Reactive desorption electrospray ionization mass spectrometry (DESI-MS) measurements

A home-made reactive DESI-MS apparatus was used (Scheme 1S in the Supporting Information) and this has been described previously in detail. Briefly, one reagent (e.g., Au catalyst) was sprayed via the DESI spray probe applied with a high voltage of 5 kV and high pressure N₂ nebulization gas (≈170 psi) to generate charged microdroplets. The other reactant (e.g., propargyl acetate alkyne 1) was infused from a piece of fused silica sample capillary (i.d. 0.1 mm) and underwent interactions with the charged microdroplets generated from the DESI spray for simultaneous reaction and ionization. The resulting ions can be detected by the nearby mass spectrometer. The reaction time in this reactive DESI is short (ca. 1–2 ms) because of the momentary interaction of the charged microdroplets containing one reactant from the DESI spray and the solution of the other reagent introduced from the sample capillary,^[15g] thus allowing detection of transient reaction intermediates.^[10g] The capillary outlet was placed about 1 mm downstream from the DESI spray probe tip and held, both being directly in line with the sprayer tip and the mass spectrometer’s inlet.

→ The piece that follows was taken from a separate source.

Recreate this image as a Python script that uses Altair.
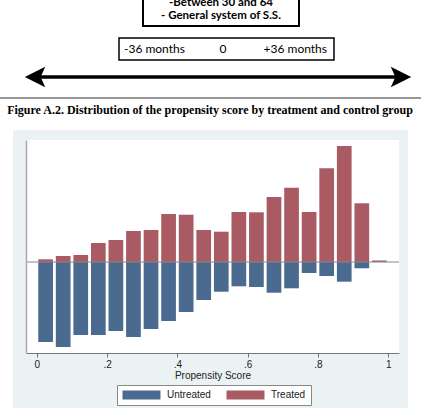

The injection flow rates for both the DESI spray and capillary-infused sample were 5 μLmin^-1.

Ion/molecule reactions

Ion/molecule reaction experiments were performed with a triple quadrupole linear ion-trap mass spectrometer (2000 QTrap; AB Sciex, Canada). A scheme of the instrument set up is shown in Scheme 2S (in the Supporting Information). The gold catalyst sample solutions were introduced to the ESI ion source to generate reactant ions. Reactant ions of interest were then mass-selected in Q1 and trapped in q2. Reagent gases were introduced through a gas line into q2, where they reacted with the selected reactant ion. After reaction, the product ions were transferred from q2 into Q3, where they were analyzed by mass-selective axial ejection in Q3.